A Gift From the Culture by Iain M. Banks
It’s almost always a combination of things that instill in me a strong desire to read one thing in particular. It’s difficult to overcome the inertia of wanting to read EVERYTHING. EVERYTHING has a lot of mass. In this case, I’d been using a SF Signal Mind Meld to improve the Space Opera TagShadow. I’d also been rather disturbed recently by the accusations (1, 2, 3 and you can gather the larger picture from comments and links from those posts) against Night Shade Books.

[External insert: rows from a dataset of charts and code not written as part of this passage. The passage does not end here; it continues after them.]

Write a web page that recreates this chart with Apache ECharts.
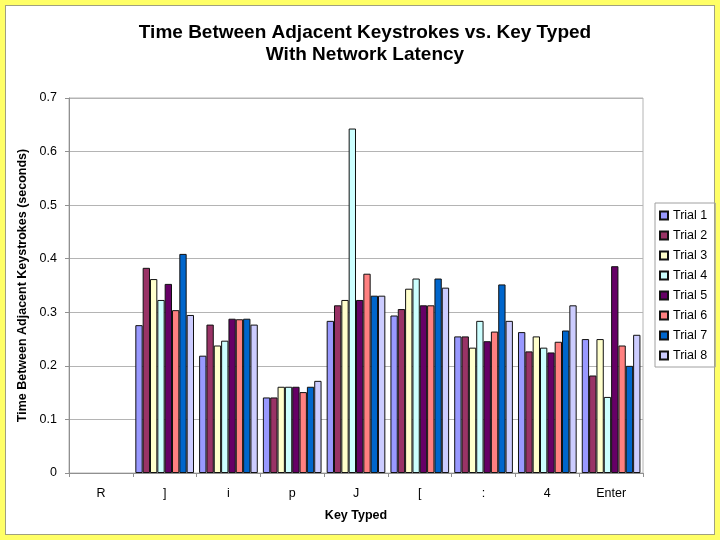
<!DOCTYPE html>
<html>
<head>
<meta charset="utf-8">
<script src="https://cdn.jsdelivr.net/npm/echarts@6/dist/echarts.min.js"></script>
<style>
html,body{margin:0;padding:0;}
#frame{position:absolute;left:0;top:0;width:720px;height:540px;background:#FFFF66;}
#inner{position:absolute;left:5px;top:5px;width:708px;height:528px;background:#fff;border:1px solid #a0a080;}
#chart{position:absolute;left:0;top:0;width:720px;height:540px;}
</style>
</head>
<body>
<div id="frame"><div id="inner"></div></div>
<div id="chart"></div>
<script>
const categories = ['R', ']', 'i', 'p', 'J', '[', ':', '4', 'Enter'];
const seriesNames = ['Trial 1','Trial 2','Trial 3','Trial 4','Trial 5','Trial 6','Trial 7','Trial 8'];
const trial1 = [null, 0.276, 0.219, 0.141, 0.284, 0.294, 0.255, 0.263, 0.250];
const trial2 = [null, 0.383, 0.277, 0.141, 0.313, 0.306, 0.255, 0.227, 0.182];
const trial3 = [null, 0.362, 0.238, 0.161, 0.323, 0.344, 0.234, 0.255, 0.250];
const trial4 = [null, 0.323, 0.247, 0.161, 0.643, 0.363, 0.284, 0.234, 0.142];
const trial5 = [null, 0.353, 0.288, 0.161, 0.323, 0.313, 0.246, 0.225, 0.386];
const trial6 = [null, 0.304, 0.287, 0.151, 0.372, 0.313, 0.264, 0.245, 0.238];
const trial7 = [null, 0.409, 0.288, 0.161, 0.331, 0.363, 0.352, 0.266, 0.200];
const trial8 = [null, 0.295, 0.277, 0.172, 0.331, 0.346, 0.284, 0.313, 0.258];
const yTicks = [0, 0.1, 0.2, 0.3, 0.4, 0.5, 0.6, 0.7];
const colors = ['#9999FF','#993366','#FFFFCC','#CCFFFF','#660066','#FF8080','#0066CC','#CCCCFF'];
const allData = [trial1, trial2, trial3, trial4, trial5, trial6, trial7, trial8];

const FONT = "'Liberation Sans', Arial, sans-serif";
const chart = echarts.init(document.getElementById('chart'));
chart.setOption({
  backgroundColor: 'transparent',
  animation: false,
  color: colors,
  title: {
    text: 'Time Between Adjacent Keystrokes vs. Key Typed\nWith Network Latency',
    left: 360, top: 17, textAlign: 'center',
    textStyle: {fontFamily: FONT, fontWeight: 'bold', fontSize: 19, lineHeight: 22, color: '#000'}
  },
  legend: {
    orient: 'vertical',
    left: 655, top: 203,
    padding: [6, 8, 5, 4],
    itemWidth: 8, itemHeight: 8,
    itemGap: 7,
    borderColor: '#a0a0a0', borderWidth: 1,
    icon: 'rect',
    textStyle: {fontFamily: FONT, fontSize: 12.5, color: '#000'},
    data: seriesNames
  },
  grid: {left: 69, right: 77, top: 98, bottom: 67, show: true, borderColor: '#b4b4b4', borderWidth: 1},
  xAxis: {
    type: 'category',
    data: categories,
    name: 'Key Typed',
    nameLocation: 'middle',
    nameGap: 36,
    nameTextStyle: {fontFamily: FONT, fontWeight: 'bold', fontSize: 12.5, color: '#000'},
    axisLine: {lineStyle: {color: '#909090'}},
    axisTick: {show: true, length: 4, lineStyle: {color: '#909090'}},
    axisLabel: {fontFamily: FONT, fontSize: 12.5, color: '#000', margin: 14}
  },
  yAxis: {
    type: 'value',
    min: 0, max: 0.7, interval: 0.1,
    name: 'Time Between Adjacent Keystrokes (seconds)',
    nameLocation: 'middle',
    nameGap: 36,
    nameTextStyle: {fontFamily: FONT, fontWeight: 'bold', fontSize: 12.5, color: '#000'},
    axisLine: {show: true, lineStyle: {color: '#909090'}},
    axisTick: {show: true, length: 4, lineStyle: {color: '#909090'}},
    axisLabel: {fontFamily: FONT, fontSize: 12.5, color: '#000', margin: 12,
      formatter: v => { const t = yTicks.find(x => Math.abs(x - v) < 1e-9); return t === 0 ? '0' : String(+v.toFixed(1)); }},
    splitLine: {lineStyle: {color: '#b4b4b4'}}
  },
  series: allData.map((d, i) => ({
    name: seriesNames[i],
    type: 'bar',
    data: d,
    barGap: '0%',
    barCategoryGap: '8%',
    itemStyle: {color: colors[i], borderColor: '#111', borderWidth: 1}
  }))
});
</script>
</body>
</html>
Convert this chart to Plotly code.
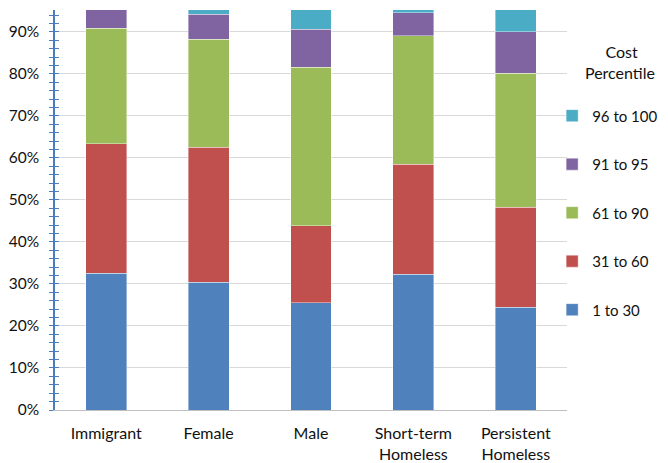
import plotly.graph_objects as go

categories = ["Immigrant", "Female", "Male", "Short-term<br>Homeless", "Persistent<br>Homeless"]
series_names = ["1 to 30", "31 to 60", "61 to 90", "91 to 95", "96 to 100"]
s_1_30 = [0.326, 0.304, 0.255, 0.323, 0.245]
s_31_60 = [0.308, 0.321, 0.183, 0.262, 0.237]
s_61_90 = [0.274, 0.257, 0.378, 0.306, 0.319]
s_91_95 = [0.050, 0.060, 0.090, 0.054, 0.099]
s_96_100 = [0.042, 0.058, 0.094, 0.055, 0.100]
series_values = [s_1_30, s_31_60, s_61_90, s_91_95, s_96_100]
colors = ["#4f81bd", "#c0504d", "#9bbb59", "#8064a2", "#4bacc6"]
tick_vals = [0, 0.1, 0.2, 0.3, 0.4, 0.5, 0.6, 0.7, 0.8, 0.9]

FONT = "Lato, Carlito, Calibri, sans-serif"

fig = go.Figure()
for i, (name, vals, col) in enumerate(zip(series_names, series_values, colors)):
    fig.add_trace(go.Bar(
        x=categories, y=vals, name=name, legendgroup=name,
        legendrank=1000 - i,
        marker=dict(color=col, line=dict(color="rgba(255,255,255,0.5)", width=0.8)),
    ))

# invisible overlay axis to get ticks crossing the axis line
fig.add_trace(go.Scatter(x=[None], y=[None], yaxis="y2", showlegend=False, hoverinfo="skip"))

axis_blue = "#4a7ebb"
NB = "&nbsp;"
fig.update_layout(
    width=660, height=455,
    margin=dict(l=47, r=101, t=2, b=53, autoexpand=False),
    barmode="stack", bargap=0.6,
    plot_bgcolor="white", paper_bgcolor="white",
    font=dict(family=FONT, size=16, color="#111111"),
    xaxis=dict(
        showgrid=False, showline=True, linecolor="#bfbfbf", linewidth=1,
        ticks="", tickfont=dict(size=16), ticklabelstandoff=9,
    ),
    yaxis=dict(
        range=[0, 0.952], tickvals=tick_vals, tickformat=".0%",
        showgrid=True, gridcolor="#d9d9d9", gridwidth=1,
        showline=True, linecolor=axis_blue, linewidth=1.5,
        ticks="outside", ticklen=4, tickcolor=axis_blue, tickwidth=1,
        minor=dict(dtick=0.02, tick0=0, ticks="outside", ticklen=4, tickcolor=axis_blue, showgrid=False),
        tickfont=dict(size=15.5), ticklabelstandoff=7, zeroline=False,
    ),
    yaxis2=dict(
        overlaying="y", side="left", range=[0, 0.952], dtick=0.02, tick0=0,
        showgrid=False, showticklabels=False, ticks="inside", ticklen=4,
        tickcolor=axis_blue, tickwidth=1, showline=False, zeroline=False,
    ),
    legend=dict(
        title=dict(text=NB * 11 + "Cost<br>" + NB * 6 + "Percentile<br> ",
                   side="top center", font=dict(size=16)),
        x=0.971, xanchor="left", y=0.9325, yanchor="top",
        traceorder="grouped", tracegroupgap=26,
        font=dict(size=15), bgcolor="rgba(0,0,0,0)",
    ),
    showlegend=True,
)

fig.write_html("out.html")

More important to the points I draw in this post, than my reasons for choosing what to read, a small piece of the EVERYTHING I keep trying to read is the Shine anthology… What I was drawn to in particular this morning was my copy of Iain M. Bank’s collection The State of the Art, which I purchased a while ago direct from NSB.
The Problem with Utopias and Labels
I approached the collection this morning with a desire to quickly grok the Culture, so I first read Banks’ notes on “A Few Notes on the Culture” at the back of the book before proceeding to read “A Gift From the Culture,” which seems to be the first Culture story Banks wrote. Reading about any utopia, even one as elegantly thought out as Bank’s Culture, causes me to immediately start looking for the holes. What type of people would find this particular utopia hell. This is what both makes me wary of the Optimistic SF anthology I mentioned and draws me toward it. The exceptions in a utopia, the arguments about edge cases, the dissidents, everything that perturbs equilibrium–these are the things that paradoxically create for me a believable and approachable utopia.
I was chatting with my wife, as we orbited the CSUN library on our nightly walk, about how my talent for web development (and previously physics) stems largely from my ability (and proclivity) to generalize. The same issue that’s fairly easy to see for utopias, simply the clichéd “the exceptions prove the rule,” is important for all generalizations. I can geek out over a more rigorous formulation of that idea, but I’d rather get to my point without your eyes glazing over. Talking about science fiction or any sub genres or pretty much any way we label the fiction we enjoy as rigidly defined by boundary conditions is like defining a utopia only by the things that make it desirable. Science fiction is NOT all set in the future and it’s those wonderful exceptions to that and other standard boundary conditions that draw me to writers like Ted Chiang.
Introducing the Utopia with some Noir
I love that Iain M. Banks introduces us to the Culture via a story that is pure noir. The main character in “A Gift From the Culture” is caught up in the seedy underbelly of a “primitive” space faring society that isn’t part of the Culture. Pretty much every element of the story is used to describe the Culture in contrast to a closer, darker, grittier future. That the main character (and his nature as a representative of the culture) is used as a force multiplier against the Culture wraps the whole incomplete description of the Culture into a tidy nugget that is just begging for elaboration. Lucy for us all, this was only Banks’ first gift to us from the Culture.